### Records with drawing code
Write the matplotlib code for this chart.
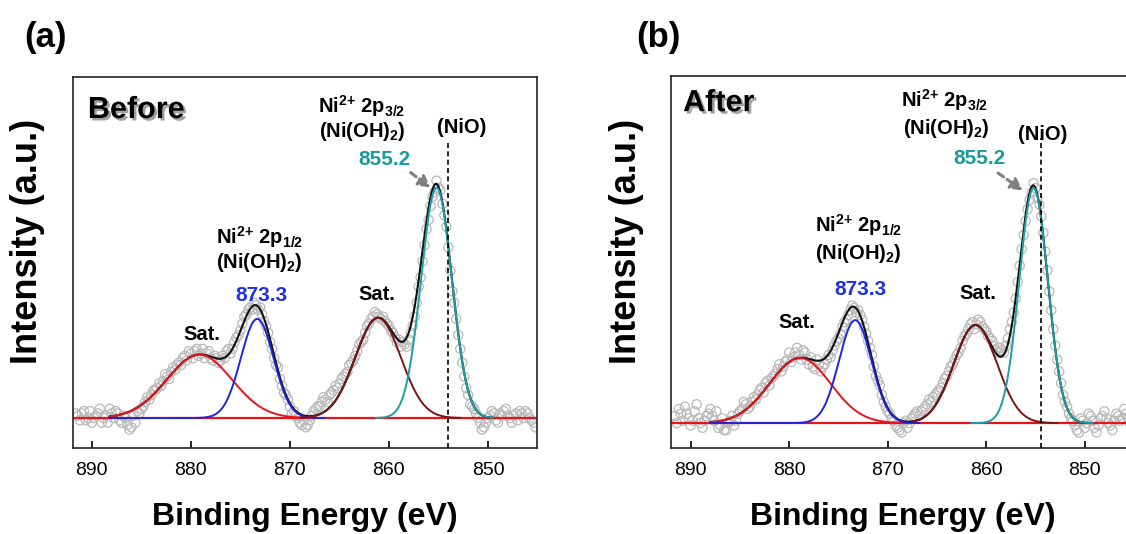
import numpy as np
import matplotlib
matplotlib.use("Agg")
import matplotlib.pyplot as plt
import matplotlib.patheffects as pe

plt.rcParams['font.family'] = ['Liberation Sans', 'DejaVu Sans']
plt.rcParams['mathtext.fontset'] = 'custom'
plt.rcParams['mathtext.rm'] = 'Liberation Sans'
plt.rcParams['mathtext.bf'] = 'Liberation Sans:bold'
plt.rcParams['mathtext.it'] = 'Liberation Sans:italic'

# Ni 2p spectra, normalised counts.
# *_even: sampled every 0.4 eV from 891.6 eV down to 845.2 eV
# *_odd:  the interleaved samples, 891.4 eV down to 845.4 eV
intensity_before_even = [
    0.02, -0.01, 0.03, 0.00, -0.02, 0.01, 0.04, 0.00, -0.02, 0.02,
    0.03, -0.01, 0.01, -0.03, -0.04, -0.02, 0.02, 0.05, 0.09, 0.10,
    0.12, 0.15, 0.16, 0.18, 0.20, 0.21, 0.24, 0.26, 0.25, 0.28,
    0.29, 0.27, 0.30, 0.28, 0.26, 0.27, 0.24, 0.27, 0.29, 0.28,
    0.33, 0.36, 0.41, 0.45, 0.48, 0.50, 0.47, 0.45, 0.40, 0.33,
    0.26, 0.22, 0.14, 0.10, 0.05, 0.03, 0.00, -0.03, -0.04, -0.01,
    0.03, 0.05, 0.07, 0.08, 0.10, 0.12, 0.13, 0.17, 0.19, 0.23,
    0.25, 0.29, 0.33, 0.37, 0.41, 0.44, 0.45, 0.43, 0.42, 0.40,
    0.37, 0.33, 0.31, 0.32, 0.34, 0.40, 0.50, 0.61, 0.75, 0.86,
    0.96, 1.03, 0.99, 0.88, 0.74, 0.55, 0.43, 0.30, 0.18, 0.10,
    0.05, 0.02, -0.02, -0.04, 0.00, 0.03, -0.01, 0.02, 0.03, 0.01,
    -0.02, 0.02, 0.03, 0.00, 0.02, -0.01, -0.04,
]
intensity_before_odd = [
    0.01, 0.02, -0.01, 0.03, 0.00, 0.02, -0.02, 0.01, 0.04, 0.00,
    0.02, -0.02, 0.00, -0.05, 0.01, 0.03, 0.04, 0.07, 0.08, 0.12,
    0.13, 0.14, 0.19, 0.17, 0.22, 0.23, 0.23, 0.27, 0.29, 0.26,
    0.30, 0.28, 0.26, 0.29, 0.25, 0.26, 0.25, 0.26, 0.30, 0.30,
    0.35, 0.38, 0.44, 0.47, 0.47, 0.49, 0.48, 0.42, 0.37, 0.30,
    0.23, 0.17, 0.11, 0.08, 0.02, 0.01, -0.02, -0.01, -0.03, 0.01,
    0.04, 0.05, 0.09, 0.07, 0.11, 0.14, 0.15, 0.18, 0.20, 0.24,
    0.27, 0.32, 0.34, 0.40, 0.43, 0.46, 0.44, 0.44, 0.41, 0.38,
    0.35, 0.34, 0.33, 0.31, 0.37, 0.44, 0.57, 0.68, 0.82, 0.92,
    0.98, 1.00, 0.93, 0.83, 0.64, 0.50, 0.36, 0.24, 0.13, 0.06,
    0.04, 0.00, -0.05, -0.02, 0.01, 0.02, -0.02, 0.01, 0.04, 0.00,
    0.01, -0.01, 0.02, 0.03, 0.00, -0.02,
]
intensity_after_even = [
    0.03, 0.06, 0.01, 0.04, -0.01, 0.05, 0.02, -0.02, 0.03, 0.06,
    0.01, -0.02, 0.02, -0.03, 0.01, -0.01, 0.04, 0.06, 0.08, 0.07,
    0.11, 0.12, 0.15, 0.17, 0.16, 0.20, 0.23, 0.22, 0.26, 0.30,
    0.28, 0.32, 0.27, 0.30, 0.25, 0.24, 0.27, 0.22, 0.25, 0.29,
    0.31, 0.35, 0.38, 0.43, 0.46, 0.50, 0.47, 0.46, 0.41, 0.35,
    0.29, 0.20, 0.16, 0.09, 0.05, 0.02, -0.01, -0.03, 0.00, -0.02,
    0.02, 0.04, 0.03, 0.06, 0.08, 0.09, 0.12, 0.14, 0.17, 0.20,
    0.24, 0.27, 0.30, 0.35, 0.38, 0.42, 0.40, 0.44, 0.41, 0.39,
    0.36, 0.33, 0.30, 0.31, 0.33, 0.40, 0.47, 0.60, 0.74, 0.86,
    0.95, 1.02, 0.96, 0.88, 0.73, 0.56, 0.40, 0.27, 0.17, 0.09,
    0.04, 0.01, -0.03, 0.02, -0.02, 0.04, 0.01, -0.04, 0.02, 0.05,
    0.00, -0.03, 0.04, 0.01, 0.06, 0.02, -0.02,
]
intensity_after_odd = [
    0.00, 0.04, 0.07, 0.02, 0.01, 0.08, 0.00, 0.01, 0.04, 0.03,
    0.05, -0.01, -0.03, 0.00, 0.03, 0.01, 0.05, 0.09, 0.06, 0.09,
    0.10, 0.14, 0.13, 0.18, 0.19, 0.21, 0.25, 0.24, 0.27, 0.26,
    0.30, 0.29, 0.31, 0.27, 0.28, 0.23, 0.25, 0.24, 0.27, 0.28,
    0.33, 0.36, 0.41, 0.44, 0.48, 0.49, 0.48, 0.44, 0.38, 0.32,
    0.24, 0.18, 0.12, 0.07, 0.04, 0.01, -0.02, -0.04, 0.01, 0.00,
    0.03, 0.05, 0.05, 0.07, 0.10, 0.11, 0.13, 0.15, 0.19, 0.22,
    0.25, 0.29, 0.32, 0.37, 0.40, 0.43, 0.42, 0.43, 0.40, 0.37,
    0.35, 0.31, 0.32, 0.30, 0.36, 0.43, 0.53, 0.67, 0.80, 0.91,
    0.98, 1.00, 0.93, 0.81, 0.65, 0.48, 0.33, 0.22, 0.12, 0.07,
    0.02, -0.01, -0.04, 0.01, 0.00, 0.03, -0.02, -0.01, 0.03, 0.02,
    -0.01, 0.01, 0.03, 0.02, 0.04, 0.00,
]

# Gaussian fit components: Sat. (2p1/2), Ni2+ 2p1/2, Sat. (2p3/2), Ni2+ 2p3/2
peak_colors = ['#e8141b', '#1f24e0', '#7b1414', '#1b9ea6']
centers_before = [879.15, 873.3, 861.1, 855.2]
heights_before = [0.275, 0.43, 0.435, 1.0]
sigmas_before = [3.3, 1.65, 2.3, 1.55]
windows_before = [(888.2, 866.5), (888.2, 866.5), (869.0, 852.8), (861.3, 849.5)]

centers_after = [878.9, 873.3, 861.1, 855.2]
heights_after = [0.277, 0.438, 0.417, 1.0]
sigmas_after = [3.1, 1.65, 2.2, 1.45]
windows_after = [(888.0, 866.8), (888.0, 866.8), (867.5, 852.8), (861.5, 849.2)]

nio_before = 854.0
nio_after = 854.4

x_ticks = [890, 880, 870, 860, 850]

label_32 = r'Ni$^{\mathbf{2{+}}}$ 2p$_{\mathbf{3/2}}$'
label_12 = r'Ni$^{\mathbf{2{+}}}$ 2p$_{\mathbf{1/2}}$'
label_oh = r'(Ni(OH)$_{\mathbf{2}}$)'

W, H = 1126, 534
fig = plt.figure(figsize=(W / 100, H / 100), dpi=100)


def gauss(e, c, h, s):
    return h * np.exp(-((e - c) ** 2) / (2 * s ** 2))


def draw_panel(ax, even, odd, centers, heights, sigmas, windows, nio,
               xlim, ylim, nio_top, title, notes):
    e_even = np.linspace(891.6, 845.2, len(even))
    e_odd = np.linspace(891.4, 845.4, len(odd))
    for e, v in ((e_even, even), (e_odd, odd)):
        ax.scatter(e, v, s=44, facecolors='none', edgecolors='#b9b9b9',
                   linewidths=0.9, zorder=1.5)

    # red background line
    ax.plot([xlim[0], xlim[1]], [0, 0], color='#e8141b', lw=1.6, zorder=2)

    # fit envelope
    lo = min(w[1] for w in windows)
    hi = max(w[0] for w in windows)
    e_fine = np.linspace(hi, lo, 800)
    env = sum(gauss(e_fine, c, h, s) for c, h, s in zip(centers, heights, sigmas))
    ax.plot(e_fine, env, color='#111111', lw=1.5, zorder=3)

    for c, h, s, w, col in zip(centers, heights, sigmas, windows, peak_colors):
        e = np.linspace(w[0], w[1], 400)
        ax.plot(e, gauss(e, c, h, s), color=col, lw=1.4, zorder=4)

    ax.plot([nio, nio], [ylim[0], nio_top], color='black', lw=1.2,
            ls=(0, (3, 2)), zorder=5)

    ax.set_xlim(*xlim)
    ax.set_ylim(*ylim)
    ax.set_xticks(x_ticks)
    ax.set_yticks([])
    ax.tick_params(axis='x', direction='in', length=5, width=1.2,
                   labelsize=14, pad=10, top=False)
    for sp in ax.spines.values():
        sp.set_linewidth(1.2)
        sp.set_color('#222222')

    ax.text(title[1], title[2], title[0], transform=ax.transAxes,
            ha='left', va='center', fontsize=22, fontweight='bold',
            path_effects=[pe.SimplePatchShadow(offset=(1.8, -1.8),
                                               shadow_rgbFace='#7a7a7a', alpha=0.7),
                          pe.Normal()])

    kw = dict(ha='center', va='center', fontweight='bold')
    ax.text(*notes['n32'], label_32, fontsize=14.5, **kw)
    ax.text(*notes['oh32'], label_oh, fontsize=14.5, **kw)
    ax.text(*notes['v32'], '855.2', fontsize=15, color='#1b9a9c', **kw)
    ax.text(*notes['nio'], '(NiO)', fontsize=14.5, **kw)
    ax.text(*notes['n12'], label_12, fontsize=14.5, **kw)
    ax.text(*notes['oh12'], label_oh, fontsize=14.5, **kw)
    ax.text(*notes['v12'], '873.3', fontsize=15, color='#1f30e6', **kw)
    ax.text(*notes['sat1'], 'Sat.', fontsize=14.5, **kw)
    ax.text(*notes['sat2'], 'Sat.', fontsize=14.5, **kw)
    ax.annotate('', xy=notes['arrow'][1], xytext=notes['arrow'][0],
                arrowprops=dict(arrowstyle='-|>,head_length=0.7,head_width=0.38',
                                color='#808080', lw=2.2, ls=(0, (2.2, 1.4)),
                                shrinkA=0, shrinkB=0), zorder=6)


ax_a = fig.add_axes([73 / W, (H - 448) / H, 464 / W, 371 / H])
draw_panel(ax_a, intensity_before_even, intensity_before_odd, centers_before,
           heights_before, sigmas_before, windows_before, nio_before,
           (891.9, 845.05), (-0.13, 1.48), 1.196,
           ('Before', 0.032, 0.911),
           dict(n32=(862.8, 1.352), oh32=(862.7, 1.243), v32=(860.4, 1.122),
                nio=(852.7, 1.261), n12=(873.1, 0.787), oh12=(873.1, 0.674),
                v12=(872.9, 0.530), sat1=(878.9, 0.361), sat2=(861.2, 0.535),
                arrow=((857.8, 1.065), (855.8, 1.0))))

ax_b = fig.add_axes([671 / W, (H - 448) / H, 464 / W, 372 / H])
draw_panel(ax_b, intensity_after_even, intensity_after_odd, centers_after,
           heights_after, sigmas_after, windows_after, nio_after,
           (892.0, 844.9), (-0.106, 1.477), 1.213,
           ('After', 0.026, 0.927),
           dict(n32=(864.2, 1.374), oh32=(864.0, 1.255), v32=(860.7, 1.128),
                nio=(854.3, 1.230), n12=(873.0, 0.843), oh12=(873.0, 0.723),
                v12=(872.8, 0.570), sat1=(879.2, 0.426), sat2=(860.9, 0.553),
                arrow=((858.8, 1.064), (856.3, 0.99))))

for y_x, x_x, tag, tag_x in [(28, 305, '(a)', 46), (626, 903, '(b)', 658)]:
    fig.text(y_x / W, (H - 241) / H, 'Intensity (a.u.)', rotation=90,
             ha='center', va='center', fontsize=26, fontweight='bold')
    fig.text(x_x / W, (H - 517) / H, 'Binding Energy (eV)',
             ha='center', va='center', fontsize=23, fontweight='bold')
    fig.text(tag_x / W, (H - 37) / H, tag, ha='center', va='center',
             fontsize=25, fontweight='bold')

fig.savefig('out.png', dpi=100)
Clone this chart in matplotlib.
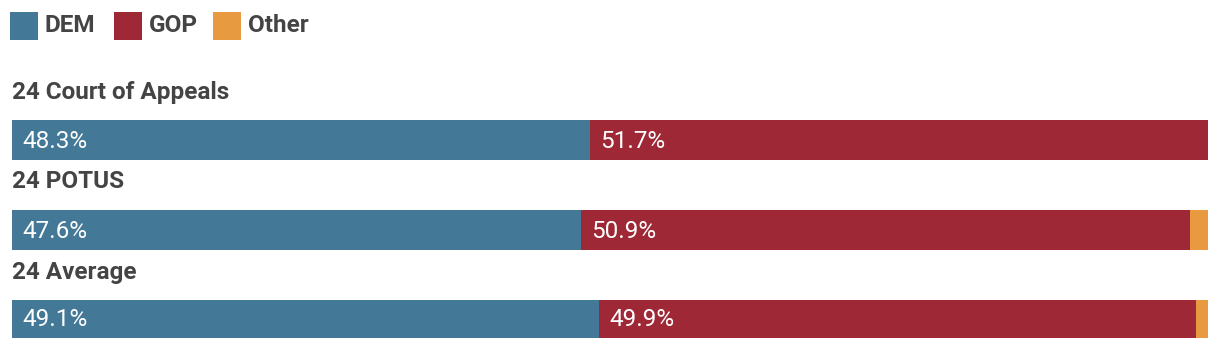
import matplotlib
matplotlib.use("Agg")
import matplotlib.pyplot as plt
from matplotlib.patches import Rectangle

categories = ["24 Court of Appeals", "24 POTUS", "24 Average"]
dem = [48.3, 47.6, 49.1]
gop = [51.7, 50.9, 49.9]
other = [0.0, 1.5, 1.0]
series_names = ["DEM", "GOP", "Other"]
colors = ["#437897", "#9e2835", "#e89a40"]

W, H = 1220, 350
fig = plt.figure(figsize=(W / 100, H / 100), dpi=100)
ax = fig.add_axes([12 / W, 0, 1196 / W, 1])
ax.set_xlim(0, 100)
ax.set_ylim(H, 0)
ax.axis("off")

fam = ["Roboto", "DejaVu Sans"]
text_col = "#444444"

bar_y = [140, 230, 319]
bar_h = [40, 40, 38]
title_y = [91, 181, 271]

for i, cat in enumerate(categories):
    left = 0
    for vals, c in zip([dem, gop, other], colors):
        v = vals[i]
        if v > 0:
            ax.barh(bar_y[i], v, left=left, height=bar_h[i], color=c, linewidth=0)
            if v > 5:
                ax.text(left + 0.85, bar_y[i] + 1, f"{v:.1f}%", color="white",
                        fontsize=17.5, family=fam, fontweight="normal",
                        va="center", ha="left")
        left += v
    ax.text(0, title_y[i] + 1, cat, fontsize=17.5, fontweight="bold", family=fam,
            color=text_col, va="center", ha="left")

# legend
leg_x = [10, 114, 213]
for x, name, c in zip(leg_x, series_names, colors):
    fig.add_artist(Rectangle((x / W, 1 - 40 / H), 28 / W, 28 / H,
                             transform=fig.transFigure, color=c, linewidth=0))
    fig.text((x + 35) / W, 1 - 25 / H, name, fontsize=17.5, fontweight="bold",
             family=fam, color=text_col, va="center", ha="left")

fig.savefig("out.png", dpi=100)
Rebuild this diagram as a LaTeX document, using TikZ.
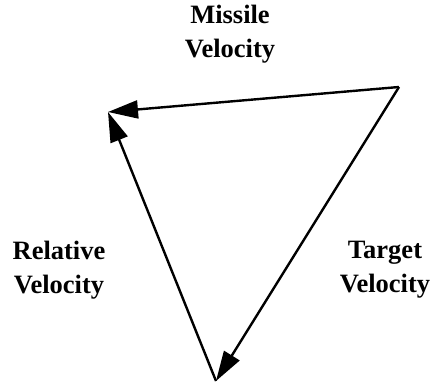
\documentclass[tikz,border=0pt]{standalone}
\usepackage{fontspec}
\setmainfont{Liberation Serif}
\usetikzlibrary{arrows.meta}
\begin{document}
\begin{tikzpicture}[x=1pt,y=1pt,
  vec/.style={line width=2.4pt,-{Triangle[length=30pt,width=18pt]}},
  lbl/.style={font=\fontsize{26.5}{34}\selectfont\bfseries,align=center,inner sep=0pt}]
\useasboundingbox (0,0) rectangle (435,385);
\coordinate (A) at (399,298);
\coordinate (L) at (108,273);
\coordinate (B) at (216,4);
\draw[vec] (A) -- (L);
\draw[vec] (A) -- (B);
\draw[vec] (B) -- (L);
\node[lbl] (m) at (230,351) {Missile\\Velocity};
\node[lbl] (r) at (59,115) {Relative\\Velocity};
\node[lbl] (t) at (385,115) {Target\\Velocity};
\end{tikzpicture}
\end{document}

### Exercise aim
The lines from the top of the data above through the one holding "import matplotlib.patheffects as pe" are to be repeated exactly, and only those, with no pictures.

### Exercise response
Write the matplotlib code for this chart.
import numpy as np
import matplotlib
matplotlib.use("Agg")
import matplotlib.pyplot as plt
import matplotlib.patheffects as pe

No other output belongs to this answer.